→ Written problem: Retype every line from the start of the entries below down to the line with "1.23, 1.34, 0.82, 0.35, 0.20, 0.14]", both ends included; skip the pictures.

→ Records for this exercise:
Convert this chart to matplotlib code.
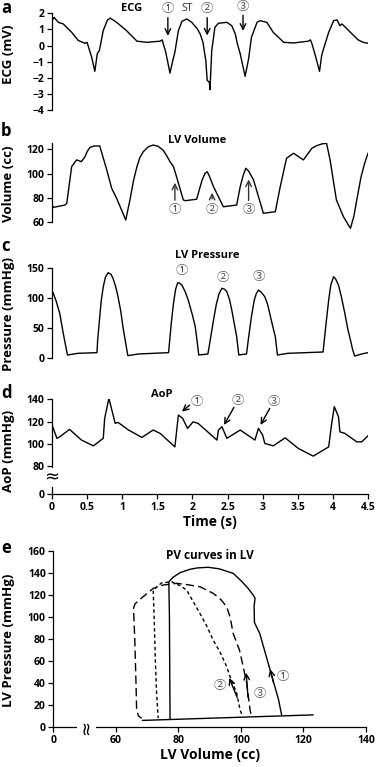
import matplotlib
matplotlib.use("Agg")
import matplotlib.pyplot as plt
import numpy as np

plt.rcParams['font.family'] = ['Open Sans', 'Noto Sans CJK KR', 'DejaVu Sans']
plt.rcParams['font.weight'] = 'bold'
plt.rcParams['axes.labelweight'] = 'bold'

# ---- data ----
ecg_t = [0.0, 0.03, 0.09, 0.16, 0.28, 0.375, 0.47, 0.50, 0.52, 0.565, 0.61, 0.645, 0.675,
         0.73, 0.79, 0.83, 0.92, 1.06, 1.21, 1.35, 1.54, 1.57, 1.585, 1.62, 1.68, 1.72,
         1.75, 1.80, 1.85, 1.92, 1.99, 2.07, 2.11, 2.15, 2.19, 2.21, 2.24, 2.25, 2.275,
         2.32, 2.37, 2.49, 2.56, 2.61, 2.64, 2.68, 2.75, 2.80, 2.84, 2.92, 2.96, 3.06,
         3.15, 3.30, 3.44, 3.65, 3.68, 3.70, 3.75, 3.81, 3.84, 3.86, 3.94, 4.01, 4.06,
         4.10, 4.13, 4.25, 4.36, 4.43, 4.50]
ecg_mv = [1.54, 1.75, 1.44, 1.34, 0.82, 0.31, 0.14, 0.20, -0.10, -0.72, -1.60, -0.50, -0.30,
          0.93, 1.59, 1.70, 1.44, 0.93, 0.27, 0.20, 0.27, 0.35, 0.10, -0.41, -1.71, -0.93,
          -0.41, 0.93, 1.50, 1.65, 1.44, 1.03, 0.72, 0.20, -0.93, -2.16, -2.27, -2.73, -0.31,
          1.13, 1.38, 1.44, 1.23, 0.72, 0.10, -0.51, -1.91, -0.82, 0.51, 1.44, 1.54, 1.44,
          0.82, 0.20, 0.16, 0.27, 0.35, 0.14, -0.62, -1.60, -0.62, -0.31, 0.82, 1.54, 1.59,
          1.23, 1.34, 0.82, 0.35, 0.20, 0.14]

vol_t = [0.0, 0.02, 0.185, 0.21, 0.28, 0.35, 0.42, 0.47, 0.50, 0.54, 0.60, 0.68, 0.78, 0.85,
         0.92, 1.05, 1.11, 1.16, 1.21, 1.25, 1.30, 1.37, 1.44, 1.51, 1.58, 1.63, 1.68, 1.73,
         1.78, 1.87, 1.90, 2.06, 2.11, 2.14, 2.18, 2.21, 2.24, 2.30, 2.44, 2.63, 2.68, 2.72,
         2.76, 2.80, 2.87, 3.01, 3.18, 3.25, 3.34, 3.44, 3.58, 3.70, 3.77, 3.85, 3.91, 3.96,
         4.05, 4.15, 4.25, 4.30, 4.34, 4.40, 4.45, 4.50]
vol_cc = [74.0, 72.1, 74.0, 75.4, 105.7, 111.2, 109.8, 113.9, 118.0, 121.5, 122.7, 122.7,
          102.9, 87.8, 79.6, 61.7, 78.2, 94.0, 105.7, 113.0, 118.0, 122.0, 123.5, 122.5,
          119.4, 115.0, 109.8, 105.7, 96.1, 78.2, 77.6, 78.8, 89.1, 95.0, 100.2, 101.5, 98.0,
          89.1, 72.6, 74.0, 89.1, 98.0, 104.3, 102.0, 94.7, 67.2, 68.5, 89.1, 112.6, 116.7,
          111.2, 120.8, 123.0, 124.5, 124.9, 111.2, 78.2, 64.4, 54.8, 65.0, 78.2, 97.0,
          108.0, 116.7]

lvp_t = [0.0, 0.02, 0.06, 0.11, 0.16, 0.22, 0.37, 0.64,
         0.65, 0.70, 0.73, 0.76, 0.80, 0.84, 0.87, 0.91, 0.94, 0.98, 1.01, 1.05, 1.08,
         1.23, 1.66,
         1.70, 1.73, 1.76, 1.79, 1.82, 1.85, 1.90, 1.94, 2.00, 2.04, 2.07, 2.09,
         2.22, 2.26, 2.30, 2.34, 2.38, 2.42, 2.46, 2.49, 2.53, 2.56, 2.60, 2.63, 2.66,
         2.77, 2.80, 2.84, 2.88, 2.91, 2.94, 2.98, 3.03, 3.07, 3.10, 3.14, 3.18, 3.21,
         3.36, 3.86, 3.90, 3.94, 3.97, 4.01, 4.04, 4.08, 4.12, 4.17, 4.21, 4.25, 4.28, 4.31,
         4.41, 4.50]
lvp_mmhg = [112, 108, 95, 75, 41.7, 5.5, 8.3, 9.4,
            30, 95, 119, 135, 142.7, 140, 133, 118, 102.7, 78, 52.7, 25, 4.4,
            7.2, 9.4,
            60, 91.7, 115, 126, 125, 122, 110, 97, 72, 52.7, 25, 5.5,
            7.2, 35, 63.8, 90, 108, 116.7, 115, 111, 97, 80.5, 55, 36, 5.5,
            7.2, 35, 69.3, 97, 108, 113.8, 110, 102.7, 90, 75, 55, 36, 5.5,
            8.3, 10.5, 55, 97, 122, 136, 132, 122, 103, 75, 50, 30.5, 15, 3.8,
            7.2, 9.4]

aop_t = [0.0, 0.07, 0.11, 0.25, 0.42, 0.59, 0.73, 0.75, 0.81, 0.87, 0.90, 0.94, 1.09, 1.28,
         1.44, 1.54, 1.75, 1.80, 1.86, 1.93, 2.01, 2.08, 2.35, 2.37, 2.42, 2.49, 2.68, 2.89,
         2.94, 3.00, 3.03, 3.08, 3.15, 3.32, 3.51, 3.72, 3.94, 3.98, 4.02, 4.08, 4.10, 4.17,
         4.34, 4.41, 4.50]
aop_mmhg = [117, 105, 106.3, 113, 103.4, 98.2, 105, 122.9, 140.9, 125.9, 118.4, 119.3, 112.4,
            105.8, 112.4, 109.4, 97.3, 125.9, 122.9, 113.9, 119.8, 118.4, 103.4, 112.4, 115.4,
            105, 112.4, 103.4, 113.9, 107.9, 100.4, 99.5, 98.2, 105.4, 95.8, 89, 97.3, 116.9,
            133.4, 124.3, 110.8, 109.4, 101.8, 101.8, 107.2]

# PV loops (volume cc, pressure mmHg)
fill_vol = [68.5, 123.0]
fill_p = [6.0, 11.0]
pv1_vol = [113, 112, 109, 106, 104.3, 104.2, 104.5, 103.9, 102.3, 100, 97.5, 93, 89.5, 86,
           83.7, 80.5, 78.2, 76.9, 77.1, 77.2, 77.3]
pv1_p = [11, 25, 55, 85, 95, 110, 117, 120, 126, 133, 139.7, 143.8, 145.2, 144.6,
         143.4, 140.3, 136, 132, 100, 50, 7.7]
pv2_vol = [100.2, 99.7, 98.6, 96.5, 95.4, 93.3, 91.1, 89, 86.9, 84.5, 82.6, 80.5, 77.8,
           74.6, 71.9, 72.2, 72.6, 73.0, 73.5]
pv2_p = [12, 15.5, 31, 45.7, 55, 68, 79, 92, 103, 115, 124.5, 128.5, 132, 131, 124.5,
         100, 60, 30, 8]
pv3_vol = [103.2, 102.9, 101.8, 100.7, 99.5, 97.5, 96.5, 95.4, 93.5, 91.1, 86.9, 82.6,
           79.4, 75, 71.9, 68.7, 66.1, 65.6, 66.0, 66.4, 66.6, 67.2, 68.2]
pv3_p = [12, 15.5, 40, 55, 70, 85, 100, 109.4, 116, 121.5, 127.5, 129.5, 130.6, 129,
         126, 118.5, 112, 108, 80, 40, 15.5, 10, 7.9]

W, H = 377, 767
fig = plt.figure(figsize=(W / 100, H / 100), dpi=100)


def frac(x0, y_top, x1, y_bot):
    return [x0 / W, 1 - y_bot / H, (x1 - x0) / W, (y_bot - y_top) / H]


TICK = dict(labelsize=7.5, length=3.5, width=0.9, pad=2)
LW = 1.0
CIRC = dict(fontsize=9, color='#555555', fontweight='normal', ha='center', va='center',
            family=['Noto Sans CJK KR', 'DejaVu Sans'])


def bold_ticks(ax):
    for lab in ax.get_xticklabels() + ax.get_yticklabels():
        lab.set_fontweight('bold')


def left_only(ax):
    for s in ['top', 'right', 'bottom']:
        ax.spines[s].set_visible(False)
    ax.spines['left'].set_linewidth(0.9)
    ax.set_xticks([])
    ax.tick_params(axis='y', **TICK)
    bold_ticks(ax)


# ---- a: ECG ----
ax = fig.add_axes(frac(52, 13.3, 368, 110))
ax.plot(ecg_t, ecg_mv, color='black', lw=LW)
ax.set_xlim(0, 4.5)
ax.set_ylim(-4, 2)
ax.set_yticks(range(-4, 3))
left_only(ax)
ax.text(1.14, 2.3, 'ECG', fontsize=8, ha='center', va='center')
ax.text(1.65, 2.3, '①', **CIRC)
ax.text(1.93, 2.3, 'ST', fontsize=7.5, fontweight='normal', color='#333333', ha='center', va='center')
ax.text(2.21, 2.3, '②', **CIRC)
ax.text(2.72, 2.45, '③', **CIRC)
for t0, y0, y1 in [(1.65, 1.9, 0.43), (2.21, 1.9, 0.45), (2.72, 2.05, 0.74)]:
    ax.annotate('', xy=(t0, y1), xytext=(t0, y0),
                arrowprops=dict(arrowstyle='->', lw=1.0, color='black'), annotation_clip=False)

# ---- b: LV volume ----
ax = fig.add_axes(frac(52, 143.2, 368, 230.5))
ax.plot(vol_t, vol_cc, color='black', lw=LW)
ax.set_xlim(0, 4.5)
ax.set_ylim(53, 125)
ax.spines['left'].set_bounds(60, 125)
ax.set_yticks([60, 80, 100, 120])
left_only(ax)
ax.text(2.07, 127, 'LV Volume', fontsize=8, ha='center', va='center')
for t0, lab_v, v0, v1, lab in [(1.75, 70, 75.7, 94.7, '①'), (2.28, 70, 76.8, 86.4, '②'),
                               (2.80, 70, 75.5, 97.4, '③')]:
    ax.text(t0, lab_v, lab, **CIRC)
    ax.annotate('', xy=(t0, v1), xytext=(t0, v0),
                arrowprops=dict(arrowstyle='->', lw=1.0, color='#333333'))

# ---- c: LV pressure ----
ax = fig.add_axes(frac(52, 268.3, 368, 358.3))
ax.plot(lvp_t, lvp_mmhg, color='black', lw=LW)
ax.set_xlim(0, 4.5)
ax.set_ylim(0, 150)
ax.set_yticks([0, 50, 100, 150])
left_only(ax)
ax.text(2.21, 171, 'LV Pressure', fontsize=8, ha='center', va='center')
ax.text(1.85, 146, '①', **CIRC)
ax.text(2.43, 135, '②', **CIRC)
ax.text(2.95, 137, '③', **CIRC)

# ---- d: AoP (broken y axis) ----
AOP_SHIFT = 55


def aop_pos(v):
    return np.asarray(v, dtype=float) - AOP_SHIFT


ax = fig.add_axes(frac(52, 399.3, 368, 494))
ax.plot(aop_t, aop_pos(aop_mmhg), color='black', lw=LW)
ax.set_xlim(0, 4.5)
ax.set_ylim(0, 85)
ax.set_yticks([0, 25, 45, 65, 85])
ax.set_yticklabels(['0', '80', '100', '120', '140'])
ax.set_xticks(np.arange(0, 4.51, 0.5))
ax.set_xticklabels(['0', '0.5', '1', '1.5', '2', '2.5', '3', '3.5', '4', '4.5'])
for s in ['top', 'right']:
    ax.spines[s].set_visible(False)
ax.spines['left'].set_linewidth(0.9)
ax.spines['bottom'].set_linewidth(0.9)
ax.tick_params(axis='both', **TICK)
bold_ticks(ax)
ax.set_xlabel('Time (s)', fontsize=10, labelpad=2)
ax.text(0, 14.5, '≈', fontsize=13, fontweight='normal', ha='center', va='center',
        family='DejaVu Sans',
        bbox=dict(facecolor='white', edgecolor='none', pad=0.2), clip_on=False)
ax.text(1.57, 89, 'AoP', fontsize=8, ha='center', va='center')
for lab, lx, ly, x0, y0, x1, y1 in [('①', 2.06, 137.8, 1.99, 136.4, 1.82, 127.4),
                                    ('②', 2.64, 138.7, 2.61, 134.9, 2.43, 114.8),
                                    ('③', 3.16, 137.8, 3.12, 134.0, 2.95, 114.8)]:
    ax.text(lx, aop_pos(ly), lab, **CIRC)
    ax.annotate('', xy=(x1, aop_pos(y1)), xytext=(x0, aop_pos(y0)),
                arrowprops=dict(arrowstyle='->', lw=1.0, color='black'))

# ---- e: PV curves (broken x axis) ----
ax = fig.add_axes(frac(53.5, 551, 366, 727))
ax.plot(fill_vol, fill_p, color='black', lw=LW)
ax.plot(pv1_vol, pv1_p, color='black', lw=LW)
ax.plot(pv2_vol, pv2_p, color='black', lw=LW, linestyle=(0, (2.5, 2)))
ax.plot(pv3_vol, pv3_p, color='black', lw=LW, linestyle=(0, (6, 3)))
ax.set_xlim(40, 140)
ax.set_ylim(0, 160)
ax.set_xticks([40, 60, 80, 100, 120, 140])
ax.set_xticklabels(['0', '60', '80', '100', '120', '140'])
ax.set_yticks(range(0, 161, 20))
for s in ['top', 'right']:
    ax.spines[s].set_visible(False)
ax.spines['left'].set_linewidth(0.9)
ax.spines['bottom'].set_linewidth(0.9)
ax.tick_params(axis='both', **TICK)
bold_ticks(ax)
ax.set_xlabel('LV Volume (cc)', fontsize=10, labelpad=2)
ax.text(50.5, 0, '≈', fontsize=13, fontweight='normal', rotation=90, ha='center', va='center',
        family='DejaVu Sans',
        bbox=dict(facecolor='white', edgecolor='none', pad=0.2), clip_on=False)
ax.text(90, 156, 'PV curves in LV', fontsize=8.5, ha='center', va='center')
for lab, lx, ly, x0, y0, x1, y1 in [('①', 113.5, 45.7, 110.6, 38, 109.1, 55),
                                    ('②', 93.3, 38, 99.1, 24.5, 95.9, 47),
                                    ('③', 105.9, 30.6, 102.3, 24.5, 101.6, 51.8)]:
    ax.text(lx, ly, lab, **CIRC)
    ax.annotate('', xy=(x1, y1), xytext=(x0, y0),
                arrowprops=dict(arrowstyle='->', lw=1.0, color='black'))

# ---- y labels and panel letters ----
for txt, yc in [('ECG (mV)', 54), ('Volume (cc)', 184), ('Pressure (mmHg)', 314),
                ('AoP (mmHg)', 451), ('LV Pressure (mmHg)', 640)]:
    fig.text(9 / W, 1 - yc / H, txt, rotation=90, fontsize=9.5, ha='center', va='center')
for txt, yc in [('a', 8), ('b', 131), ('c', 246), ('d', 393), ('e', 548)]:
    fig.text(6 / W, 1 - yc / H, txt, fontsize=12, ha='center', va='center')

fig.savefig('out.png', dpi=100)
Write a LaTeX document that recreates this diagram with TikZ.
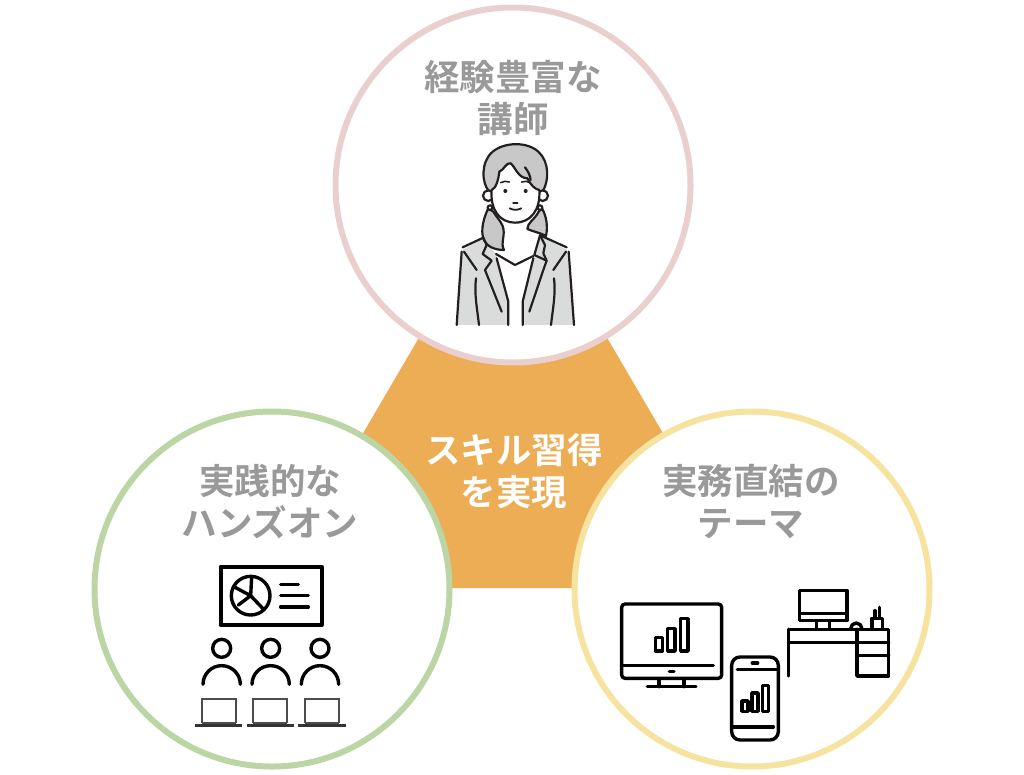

→ Problem solution:
Convert this chart to matplotlib code.
import matplotlib
matplotlib.use("Agg")
import matplotlib.pyplot as plt
import numpy as np

plt.rcParams['font.family'] = ['Open Sans', 'Noto Sans CJK KR', 'DejaVu Sans']
plt.rcParams['font.weight'] = 'bold'
plt.rcParams['axes.labelweight'] = 'bold'

# ---- data ----
ecg_t = [0.0, 0.03, 0.09, 0.16, 0.28, 0.375, 0.47, 0.50, 0.52, 0.565, 0.61, 0.645, 0.675,
         0.73, 0.79, 0.83, 0.92, 1.06, 1.21, 1.35, 1.54, 1.57, 1.585, 1.62, 1.68, 1.72,
         1.75, 1.80, 1.85, 1.92, 1.99, 2.07, 2.11, 2.15, 2.19, 2.21, 2.24, 2.25, 2.275,
         2.32, 2.37, 2.49, 2.56, 2.61, 2.64, 2.68, 2.75, 2.80, 2.84, 2.92, 2.96, 3.06,
         3.15, 3.30, 3.44, 3.65, 3.68, 3.70, 3.75, 3.81, 3.84, 3.86, 3.94, 4.01, 4.06,
         4.10, 4.13, 4.25, 4.36, 4.43, 4.50]
ecg_mv = [1.54, 1.75, 1.44, 1.34, 0.82, 0.31, 0.14, 0.20, -0.10, -0.72, -1.60, -0.50, -0.30,
          0.93, 1.59, 1.70, 1.44, 0.93, 0.27, 0.20, 0.27, 0.35, 0.10, -0.41, -1.71, -0.93,
          -0.41, 0.93, 1.50, 1.65, 1.44, 1.03, 0.72, 0.20, -0.93, -2.16, -2.27, -2.73, -0.31,
          1.13, 1.38, 1.44, 1.23, 0.72, 0.10, -0.51, -1.91, -0.82, 0.51, 1.44, 1.54, 1.44,
          0.82, 0.20, 0.16, 0.27, 0.35, 0.14, -0.62, -1.60, -0.62, -0.31, 0.82, 1.54, 1.59,
          1.23, 1.34, 0.82, 0.35, 0.20, 0.14]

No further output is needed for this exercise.